I am a wizz at getting into drama withen 2 hours. I have some kinda thing that make people want to start shit with me or to give me a dirty look for no good reason. which is so entertaning when you think about it, i had 2 people look at me all night to see if i was watching them. what morons.
(so I pressed the wrong botton and all that is below was so much meaner so this is the somewhat nicer version, since i deleted it and i forgot and belew of my steam)

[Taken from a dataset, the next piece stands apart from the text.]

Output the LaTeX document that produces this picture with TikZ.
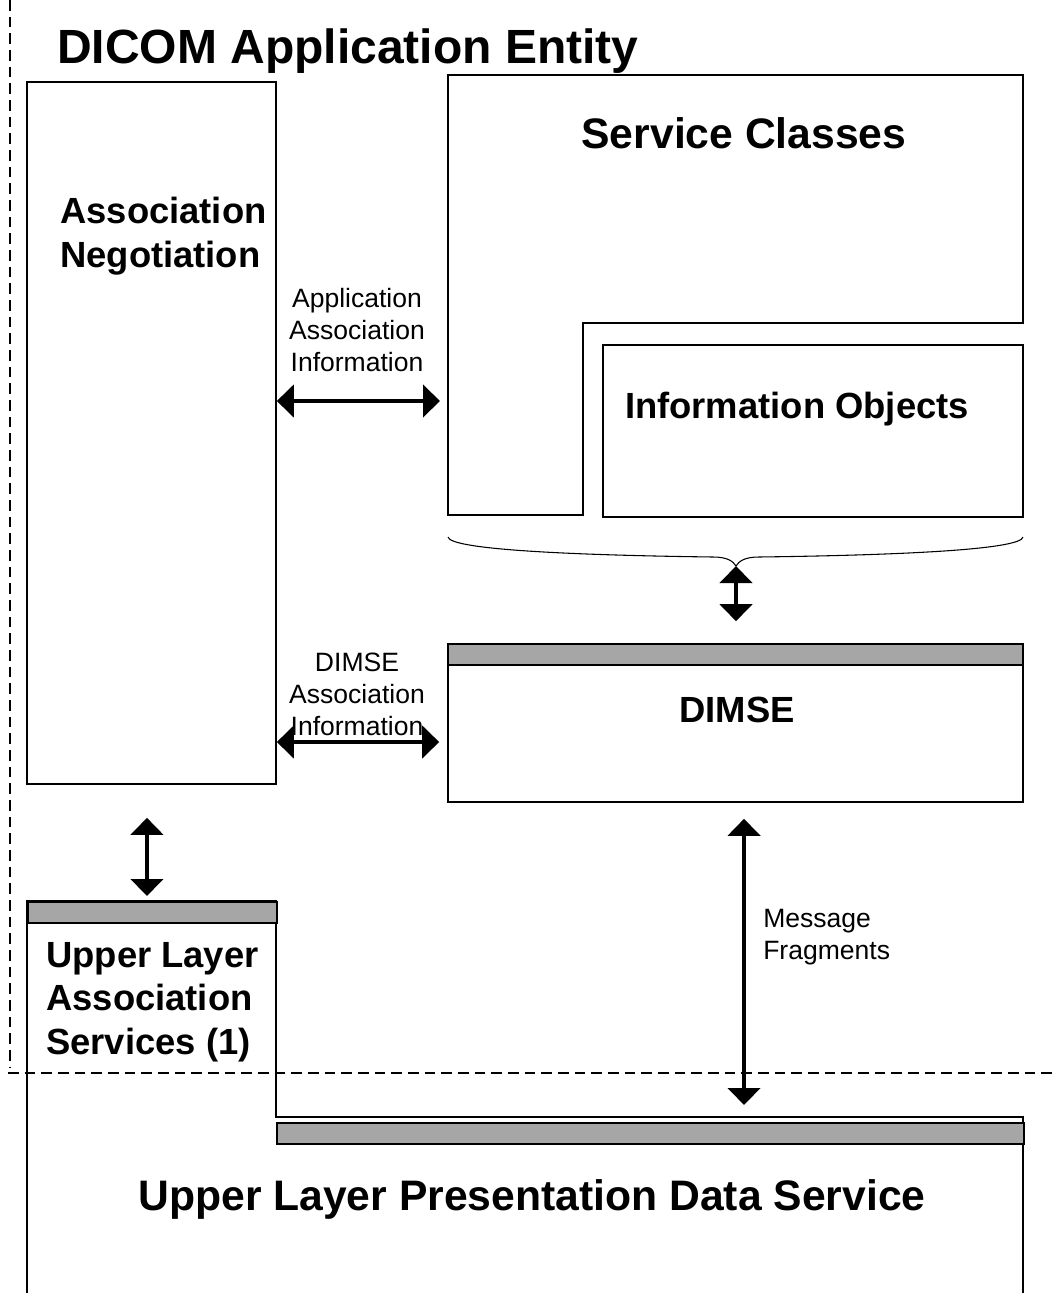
\documentclass[tikz,border=0pt]{standalone}
\usepackage{fontspec}
\setmainfont{Liberation Sans}
\usetikzlibrary{calc}
\usetikzlibrary{arrows.meta}

\definecolor{barfill}{RGB}{166,166,166}
\def\px{0.75pt}
\tikzset{
  box/.style={draw, line width=1.2pt, inner sep=0pt},
  bar/.style={draw, line width=1.2pt, fill=barfill, inner sep=0pt, anchor=north west},
  edge/.style={draw, line width=1.2pt},
  frame/.style={line width=1.1pt, dash pattern=on 8pt off 4.5pt},
  dblarrow/.style={line width=3.5pt, {Triangle[length=12.75pt,width=24pt]}-{Triangle[length=12.75pt,width=24pt]}},
  hugetxt/.style={font=\bfseries\fontsize{36}{43}\selectfont, inner sep=0pt},
  bigtxt/.style={font=\bfseries\fontsize{32}{38}\selectfont, inner sep=0pt},
  midtxt/.style={font=\bfseries\fontsize{27.3}{32.8}\selectfont, inner sep=0pt, align=left},
  smalltxt/.style={font=\fontsize{19.9}{24}\selectfont, inner sep=0pt, align=center}
}

\begin{document}
\begin{tikzpicture}[x=0.75pt,y=-0.75pt]
\useasboundingbox (0,0) rectangle (1055,1293);
\draw[frame] (10,0) -- (10,1068);
\draw[frame] (8,1073) -- (1055,1073);
\node[hugetxt, anchor=base west] (title) at (57,63) {DICOM Application Entity};

\node[box, minimum width=249*\px, minimum height=702*\px] (assoc) at (151.5,433) {};
\node[midtxt, anchor=west] (assoc_t) at (60,236) {Association\\Negotiation};

\coordinate (sc_nw) at (448,75);
\coordinate (sc_w) at (448,401);
\draw[edge] (sc_nw) -- (1023,75) -- (1023,323) -- (583,323) -- (583,515) -- (448,515) -- cycle;
\node[bigtxt] (sc) at (744,133) {Service Classes};
\node[box, minimum width=420*\px, minimum height=172*\px] (io) at (813,431) {};
\node[midtxt] (io_t) at (797,409) {Information Objects};

\coordinate (tip) at (736,566);
\draw[line width=0.8pt] (448,537) .. controls (450,549) and (560,555) .. (713,557)
  .. controls (727,557) and (733,561) .. (tip)
  .. controls (739,561) and (745,557) .. (759,557)
  .. controls (912,555) and (1021,549) .. (1023,537);

\node[box, minimum width=575*\px, minimum height=158*\px] (dimse) at (735.5,723) {};
\node[bar, minimum width=575*\px, minimum height=21*\px] (dimse_bar) at (dimse.north west) {};
\node[midtxt] (dimse_t) at (737,710) {DIMSE};

\draw[dblarrow, shorten >=16.5pt] (tip) -- (tip |- dimse.north);
\draw[dblarrow, shorten >=6pt] ($(assoc.east)+(0,-32)$) -- (sc_w);
\draw[dblarrow, shorten >=6pt] ($(assoc.east)+(0,309)$) -- ($(dimse.west)+(0,19)$);
\node[smalltxt] (app_l) at (357,330) {Application\\Association\\Information};
\node[smalltxt] (dimse_l) at (357,694) {DIMSE\\Association\\Information};

\coordinate (ul_nw) at (27,901);
\coordinate (ul_step) at (276,1117);
\draw[edge] (27,1293) -- (ul_nw) -| (ul_step) -| (1023,1293);
\node[bar, minimum width=249*\px, minimum height=21*\px] (ul_bar) at (ul_nw) {};
\node[bar, minimum width=747*\px, minimum height=21*\px] (pd_bar) at (276,1122) {};
\node[midtxt, anchor=west] (ul_t) at (46,1002) {Upper Layer\\Association\\Services (1)};
\node[bigtxt] (pd_t) at (532,1199) {Upper Layer Presentation Data Service};

\draw[dblarrow, shorten <=24.75pt, shorten >=3.75pt] ([xshift=-3.4pt]assoc.south) -- ([xshift=-3.4pt]assoc.south |- ul_bar.north);
\draw[dblarrow, shorten <=12pt, shorten >=9pt] ([xshift=6.4pt]dimse.south) -- ([xshift=6.4pt]dimse.south |- ul_step);
\node[smalltxt, align=left, anchor=west] (msg_l) at (763,937) {Message\\Fragments};
\end{tikzpicture}
\end{document}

I am going to walk away from someone who ment the world to me. But does he care no, he is a stupid boy and I have come to find out that he is not worth my time any longer. He has caused me so much pain in my life over this past year and I am ready to say "the hell with it" and move on in life and move on with myself. For all they pain he has caused me, there has been so many different thought that go about my head thinking that I could have prevented this. In reality, I couldn't have. We both went our sperate ways in life and in school. I went to royal and he went to Santa sue, and thats when things became more odd. He never wanted to talk to me and he was more like a guy than a boy with his best friend, he finally grew up and in that process he discovered that he had a asshole gene in him. So in this whole thing I am saying you blew it. I gave you more than one chance to come to me and fix what had been done but you blew it and I see where you are coming from, I know you talk shit about me and it no longer bothers me, you and all you friend can talk all the shit you want, whatever tickles you fancy. I don't care anymore. In the long run I am the strong person and will always be, no matter what challange I am faced with I will over come it. but you my freidn will have to live with yourself for the rest of you life knowing that you blew it and that you are the most stupid, repluseave imature kid in america so give yourseld a pat on the back and take a bow for breaking you "best freinds heart into peices" , and don;t bother trying to fix the peices cuz they are gone and resting at that. by the way all the damage and tear you caused must have been one big bonus huh?